Zur ‚heiteren’ Einstimmung gab es zuvor bereits Mamma mia!, die Verfilmung des Abba-Musicals, auf DVD. Ich habe der Gemahlin vergeblich zu erklären versucht, dass Abba für Kerle meiner Generation das absolute Feindbild darstellt. Aber okay, es kann ja nicht schaden, den Aktivitäten des Feindes auf der Spur zu bleiben. Schlimmer als erwartet. Prominente Schauspieler labern dümmliches Zeug, mühselig herumgeschrieben um die ‚Inhalte’ von Abba-Songs, und singen dauernd. Schief, aber immerhin charaktervoll im Fall von Herrn Brosnan. Totales Nichts, gähnende Leere, die weltweit so viel Flocken umgesetzt hat, dass man damit den Staatshaushalt des Schauplatzes, Griechenland, auf einen Schlag sanieren könnte. Wir hatten auf der DVD die Karaoke-Funktion zugeschaltet, und zum ersten Mal wurde mir so richtig klar, wie unfassbar schlecht Abba-Texte eigentlich sind. Ich hatte mir zuvor nie wirklich Gedanken darüber gemacht, ich hasste bloß die Musik. Nun aber muss neidlos anerkannt werden, das dass Talent der Komponisten hauptsächlich darin bestand, diesen lyrischen Hirnschiss durch die Musik möglichst gut überdeckt zu haben.

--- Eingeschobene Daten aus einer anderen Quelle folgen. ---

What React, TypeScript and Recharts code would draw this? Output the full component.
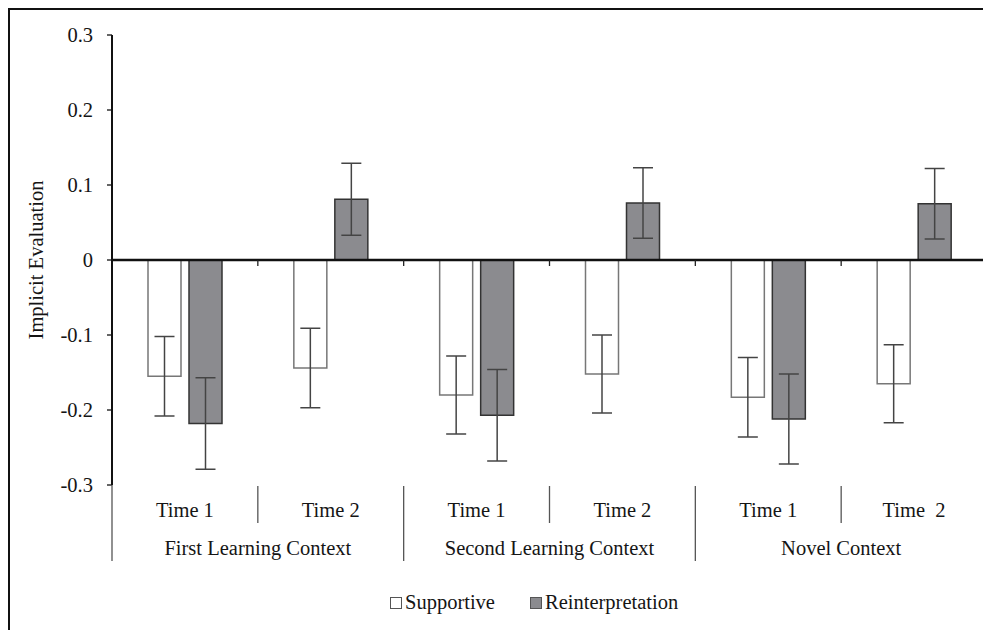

Danach dann am Rheinauhafen Feuerwerk gucken. Beliebter Treffpunkt für Hunderte von Raketenzischern und Bombardenschmeißern. Am Fluss war es allerdings sehr diesig, und als all der Pulverdampf dazukam, war es ganz aus. Die Raketen sah man kaum noch detonieren, also beschränkte sich die Aufmerksamkeit auf hübsches Bodenfeuerwerk. Auf dem Rückweg fast flachgelegt: Raketen-Folienverpackung auf überfrorener Schneedecke = ernsthafte Gefahr für Leib, Leben und Steißbein.